Researchers say the Central Valley has made environmental improvements, just not as much as they'd like. That's according to a new study released today by UC Merced and The Great Valley Center.
The results of the study indicate that watersheds are reaching normal levels, wetland habitat restoration is on the rise, urbanization is slowing, and key air quality indicators are improving. Director of the Sierra Nevada Research Institute, Roger Bales, says these are important indicators in the quality of land, water, and air in the region.
"There have been small moves towards using renewable energy. But on the other hand, we need to do what we need to do more, in that direction. And that when we do more, it'll have positive benefits on improving air quality, giving a new set of jobs around that, and also, mitigating or reducing greenhouse gas emissions, which is a goal of the state."

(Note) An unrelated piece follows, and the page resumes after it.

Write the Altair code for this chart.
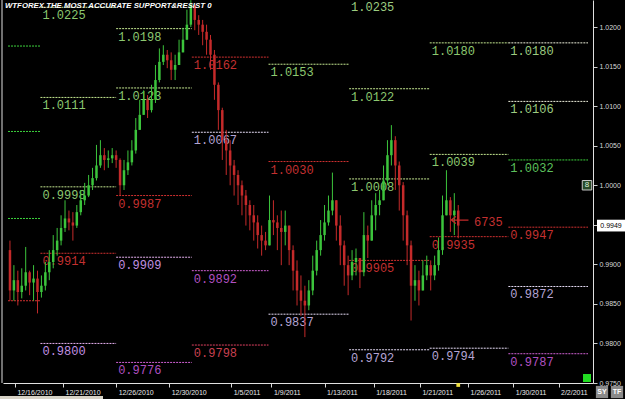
import json
import altair as alt
import pandas as pd

# ---------------- data ----------------
TITLE = "WTFOREX.THE MOST ACCURATE SUPPORT&RESIST 0"

OPEN_FIRST = 0.9918
CLOSE = [0.9867, 0.9880, 0.9865, 0.9873, 0.9890, 0.9877, 0.9882, 0.9865, 0.9873, 0.9890,
         0.9903, 0.9918, 0.9930, 0.9946, 0.9958, 0.9953, 0.9949, 0.9966, 0.9981, 0.9987,
         1.0000, 1.0009, 1.0025, 1.0038, 1.0032, 1.0034, 1.0038, 1.0032, 1.0000, 1.0019,
         1.0029, 1.0044, 1.0070, 1.0089, 1.0108, 1.0095, 1.0108, 1.0133, 1.0156, 1.0165,
         1.0158, 1.0146, 1.0152, 1.0168, 1.0184, 1.0203, 1.0228, 1.0209, 1.0203, 1.0194,
         1.0184, 1.0165, 1.0127, 1.0095, 1.0057, 1.0044, 1.0025, 1.0013, 1.0000, 0.9987,
         0.9975, 0.9962, 0.9953, 0.9937, 0.9930, 0.9924, 0.9956, 0.9953, 0.9946, 0.9941,
         0.9949, 0.9918, 0.9892, 0.9867, 0.9854, 0.9848, 0.9867, 0.9892, 0.9918, 0.9937,
         0.9953, 0.9968, 0.9981, 0.9949, 0.9924, 0.9899, 0.9886, 0.9903, 0.9908, 0.9890,
         0.9937, 0.9930, 0.9962, 0.9975, 0.9981, 1.0006, 1.0038, 1.0057, 1.0025, 1.0000,
         0.9962, 0.9924, 0.9873, 0.9880, 0.9867, 0.9886, 0.9899, 0.9886, 0.9899, 0.9918,
         0.9962, 0.9981, 0.9962, 0.9968, 0.9949]
HIGH = [0.9930, 0.9899, 0.9892, 0.9895, 0.9922, 0.9892, 0.9899, 0.9892, 0.9886, 0.9903,
        0.9918, 0.9937, 0.9946, 0.9962, 0.9981, 0.9968, 0.9966, 0.9975, 0.9994, 1.0003,
        1.0013, 1.0022, 1.0051, 1.0057, 1.0047, 1.0044, 1.0047, 1.0044, 1.0034, 1.0032,
        1.0044, 1.0057, 1.0085, 1.0108, 1.0120, 1.0114, 1.0127, 1.0152, 1.0173, 1.0177,
        1.0171, 1.0168, 1.0165, 1.0184, 1.0199, 1.0222, 1.0234, 1.0228, 1.0215, 1.0209,
        1.0203, 1.0190, 1.0171, 1.0130, 1.0098, 1.0070, 1.0057, 1.0032, 1.0019, 1.0006,
        0.9994, 0.9981, 0.9975, 0.9962, 0.9949, 0.9941, 0.9987, 0.9981, 0.9962, 0.9968,
        0.9968, 0.9949, 0.9924, 0.9905, 0.9886, 0.9873, 0.9880, 0.9911, 0.9930, 0.9956,
        0.9975, 0.9987, 1.0016, 0.9981, 0.9962, 0.9930, 0.9911, 0.9918, 0.9920, 0.9908,
        0.9966, 0.9949, 0.9981, 0.9990, 0.9994, 1.0025, 1.0057, 1.0076, 1.0062, 1.0030,
        1.0004, 0.9968, 0.9930, 0.9899, 0.9892, 0.9905, 0.9911, 0.9905, 0.9911, 0.9934,
        0.9987, 1.0019, 0.9985, 0.9990, 0.9975]
LOW = [0.9854, 0.9854, 0.9848, 0.9857, 0.9867, 0.9861, 0.9854, 0.9838, 0.9858, 0.9867,
       0.9880, 0.9895, 0.9911, 0.9924, 0.9941, 0.9943, 0.9930, 0.9946, 0.9962, 0.9975,
       0.9985, 0.9994, 1.0006, 1.0022, 1.0019, 1.0022, 1.0028, 1.0022, 0.9987, 0.9994,
       1.0013, 1.0025, 1.0040, 1.0070, 1.0089, 1.0085, 1.0092, 1.0104, 1.0130, 1.0152,
       1.0148, 1.0133, 1.0133, 1.0152, 1.0168, 1.0184, 1.0200, 1.0196, 1.0190, 1.0177,
       1.0165, 1.0146, 1.0108, 1.0070, 1.0032, 1.0013, 1.0000, 0.9987, 0.9975, 0.9962,
       0.9949, 0.9943, 0.9930, 0.9920, 0.9911, 0.9918, 0.9924, 0.9937, 0.9918, 0.9899,
       0.9924, 0.9899, 0.9867, 0.9848, 0.9835, 0.9808, 0.9842, 0.9861, 0.9886, 0.9911,
       0.9930, 0.9949, 0.9962, 0.9930, 0.9899, 0.9873, 0.9861, 0.9880, 0.9886, 0.9870,
       0.9885, 0.9908, 0.9930, 0.9943, 0.9962, 0.9981, 1.0000, 1.0025, 0.9994, 0.9968,
       0.9930, 0.9899, 0.9829, 0.9854, 0.9848, 0.9867, 0.9880, 0.9867, 0.9880, 0.9892,
       0.9912, 0.9962, 0.9941, 0.9937, 0.9933]

# weekly pivot sections (in bar units)
SEG_START = [-0.5, 7.75, 27.0, 46.25, 65.75, 86.25, 106.75, 126.75]
SEG_END = [7.75, 27.0, 46.25, 65.75, 86.25, 106.75, 126.75, 147.0]

LEVEL_SEG = [0, 0, 0, 0,
             1, 1, 1, 1, 1,
             2, 2, 2, 2, 2,
             3, 3, 3, 3,
             4, 4, 4,
             5, 5, 5, 5, 5,
             6, 6, 6, 6,
             7, 7, 7, 7, 7, 7]
LEVEL_PRICE = [1.0176, 1.0068, 0.9958, 0.9854,
               1.0225, 1.0111, 0.9998, 0.9914, 0.9800,
               1.0198, 1.0123, 0.9987, 0.9909, 0.9776,
               1.0162, 1.0067, 0.9892, 0.9798,
               1.0153, 1.0030, 0.9837,
               1.0235, 1.0122, 1.0008, 0.9905, 0.9792,
               1.0180, 1.0039, 0.9935, 0.9794,
               1.0180, 1.0106, 1.0032, 0.9947, 0.9872, 0.9787]
LEVEL_KIND = ["G2", "G2", "G2", "P",
              "G", "G", "G", "P", "S2",
              "G", "G", "P", "S2", "S3",
              "P", "S1", "S3", "PK",
              "G", "P", "S1",
              "W", "G", "G", "P", "S1",
              "G", "G", "P", "S1",
              "W", "W", "G2", "P", "S1", "S3"]

X_TICK_POS = [1.25, 13.5, 27.0, 40.5, 56.25, 66.5, 80.0, 92.5, 104.25, 116.5, 128.0, 139.5]
X_TICK_TEXT = ["12/16/2010", "12/21/2010", "12/26/2010", "12/30/2010", "1/5/2011", "1/9/2011",
               "1/13/2011", "1/18/2011", "1/21/2011", "1/26/2011", "1/30/2011", "2/2/2011"]
Y_TICKS = [0.9750, 0.9800, 0.9850, 0.9900, 0.9950, 1.0000, 1.0050, 1.0100, 1.0150, 1.0200]

LAST_PRICE = 0.9949
NOTE_TEXT = "6735"
BUTTONS = ["SY", "TF"]

# ---------------- styles ----------------
W, H = 590, 383
BG = "#000000"
UP, DOWN = "#3cc43c", "#c42a2a"
LINE_COLORS = {"G": "#c4e890", "G2": "#3cd23c", "W": "#eef0dc", "P": "#d03030",
               "S1": "#e6dcf6", "S2": "#e6b0f0", "S3": "#d060d4", "PK": "#e04060"}
LABEL_COLORS = {"G": "#8cc870", "G2": "#5cc05c", "W": "#9ccc80", "P": "#c43030",
                "S1": "#b4a4d4", "S2": "#c090e0", "S3": "#b050c0", "PK": "#c84050"}
LCD_FONT = "Liberation Mono"

# ---------------- frames ----------------
candles = pd.DataFrame({
    "i": list(range(len(CLOSE))),
    "open": [OPEN_FIRST] + CLOSE[:-1],
    "high": HIGH,
    "low": LOW,
    "close": CLOSE,
})

levels = pd.DataFrame({"seg": LEVEL_SEG, "price": LEVEL_PRICE, "kind": LEVEL_KIND})
levels["start"] = [SEG_START[s] for s in levels["seg"]]
levels["end"] = [SEG_END[s] for s in levels["seg"]]
levels["lc"] = [LINE_COLORS[k] for k in levels["kind"]]
levels["tc"] = [LABEL_COLORS[k] for k in levels["kind"]]
labels = levels[levels["seg"] >= 1]

xs = alt.Scale(domain=[-0.5, 147.0], nice=False, zero=False)
ys = alt.Scale(domain=[0.9750, 1.02342], nice=False, zero=False)

label_expr = f"{json.dumps(X_TICK_TEXT)}[indexof({json.dumps(X_TICK_POS)}, datum.value)]"
xaxis = alt.Axis(values=X_TICK_POS, labelExpr=label_expr, labelAlign="left", labelOffset=2,
                 labelFontSize=7, labelFont="Liberation Sans", labelColor="#e8e8e8",
                 labelPadding=1, tickColor="#d8d8d8", tickSize=4, domainColor="#e0e0e0",
                 grid=False, title=None, labelFlush=False, labelOverlap=False)
yaxis = alt.Axis(orient="right", values=Y_TICKS, format=".4f", labelFontSize=7,
                 labelFont="Liberation Sans", labelColor="#d8d8d8", tickSize=4,
                 tickColor="#d0d0d0", domainColor="#e0e0e0", grid=False, title=None,
                 labelPadding=2, labelFlush=False, labelOverlap=False)


def X(f):
    return alt.X(f, type="quantitative", scale=xs, axis=xaxis)


def Y(f):
    return alt.Y(f, type="quantitative", scale=ys, axis=yaxis)


candle_color = alt.when(alt.datum.close >= alt.datum.open).then(alt.value(UP)).otherwise(alt.value(DOWN))

level_rules = alt.Chart(levels).mark_rule(strokeDash=[2, 1], strokeWidth=1).encode(
    x=X("start"), x2="end", y=Y("price"), color=alt.Color("lc:N", scale=None))

level_text = alt.Chart(labels).mark_text(
    align="left", baseline="top", dx=2, dy=3, font=LCD_FONT, fontSize=12).encode(
    x=X("start"), y=Y("price"), text=alt.Text("price:Q", format=".4f"),
    color=alt.Color("tc:N", scale=None))

wicks = alt.Chart(candles).mark_rule(strokeWidth=1).encode(
    x=X("i"), y=Y("low"), y2="high", color=candle_color)

bodies = alt.Chart(candles).mark_bar(size=2.5).encode(
    x=X("i"), y=Y("open"), y2="close", color=candle_color)

last_df = pd.DataFrame({"price": [LAST_PRICE], "txt": [f"{LAST_PRICE:.4f}"], "i": [len(CLOSE) - 1]})
note_df = pd.DataFrame({"price": [0.9956], "i": [114.4], "txt": [NOTE_TEXT], "ti": [118.0], "tp": [0.9953]})

arrow = alt.Chart(note_df).mark_point(
    shape="M-1,0L1,0M-1,0L-0.45,-0.4M-1,0L-0.45,0.4", size=300, filled=False,
    stroke=DOWN, strokeWidth=1.2, opacity=1).encode(x=X("i"), y=Y("price"))
note = alt.Chart(note_df).mark_text(
    align="left", baseline="middle", font=LCD_FONT, fontSize=12, color="#c43030").encode(
    x=X("ti"), y=Y("tp"), text="txt:N")

price_box = alt.Chart(last_df).mark_point(
    shape="M-1,-0.42L1,-0.42L1,0.42L-1,0.42Z", size=784, filled=True, fill="#ffffff",
    strokeWidth=0, opacity=1).encode(x=alt.value(W + 18), y=Y("price"))
price_txt = alt.Chart(last_df).mark_text(
    align="center", baseline="middle", fontSize=7, font="Liberation Sans", color="#000000").encode(
    x=alt.value(W + 18), y=Y("price"), text="txt:N")

marker = alt.Chart(last_df).mark_point(shape="square", size=14, filled=True, color="#f0e040",
                                        opacity=1).encode(x=X("i"), y=alt.value(H + 2))

one_df = pd.DataFrame({"price": [1.0], "t": ["8"]})
eight_box = alt.Chart(one_df).mark_point(shape="square", size=90, filled=True, fill="#2a4a2a",
                                          stroke="#c8c8c8", strokeWidth=1, opacity=1).encode(
    x=alt.value(W - 6), y=Y("price"))
eight_txt = alt.Chart(one_df).mark_text(fontSize=8, color="#d8f0d8", font="Liberation Sans").encode(
    x=alt.value(W - 6), y=Y("price"), text="t:N")

deco_df = pd.DataFrame({"t": [TITLE]})
title = alt.Chart(deco_df).mark_text(
    align="left", baseline="middle", font="Liberation Sans", fontSize=7.8, fontWeight="bold",
    fontStyle="italic", color="#ffffff").encode(x=alt.value(2), y=alt.value(6), text="t:N")

left_frame = alt.Chart(deco_df).mark_rule(color="#e0e0e0", strokeWidth=1).encode(
    x=alt.value(-1), y=alt.value(0), y2=alt.value(H))

green_sq = alt.Chart(deco_df).mark_square(size=64, color="#22dd22", opacity=1).encode(
    x=alt.value(W - 6), y=alt.value(H - 5))

btn_sy_df = pd.DataFrame({"t": [BUTTONS[0]]})
btn_tf_df = pd.DataFrame({"t": [BUTTONS[1]]})
btn_layers = []
for df_, xpos in ((btn_sy_df, W + 9), (btn_tf_df, W + 24)):
    btn_layers.append(alt.Chart(df_).mark_square(size=150, color="#8a8a8a", opacity=1).encode(
        x=alt.value(xpos), y=alt.value(H + 9)))
    btn_layers.append(alt.Chart(df_).mark_text(fontSize=7, fontWeight="bold", color="#ffffff",
                                               font="Liberation Sans").encode(
        x=alt.value(xpos), y=alt.value(H + 9), text="t:N"))

strip = alt.Chart(deco_df).mark_rect(color="#d6d2c6").encode(
    x=alt.value(-3), x2=alt.value(100), y=alt.value(H + 13), y2=alt.value(H + 16))

chart = alt.layer(
    level_rules, level_text, wicks, bodies, arrow, note, marker,
    left_frame, green_sq, eight_box, eight_txt, title, price_box, price_txt, strip,
    *btn_layers,
).properties(
    width=W, height=H, background=BG,
    padding={"left": 3, "top": 0, "right": 32, "bottom": 16},
    autosize=alt.AutoSizeParams(type="none"),
).configure_view(stroke=None)

chart.save("out.html", embed_options={"renderer": "svg", "actions": False})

The study shows that ozone levels still surpass state and federal air quality standards in almost all the counties in the region. The levels of nitrate in drinking water have increased, along with waste production and energy consumption. Bales says that if changes aren't made, it could have a devastating impact.
"We'll lose opportunities toward improving the long-term sustainability and quality of life in the region."
Among the suggestions researchers gave for improving the environment are, preserving the Valley's water supply, adopting environmentally-friendly methods, and embracing renewable energy technologies for sustainable growth.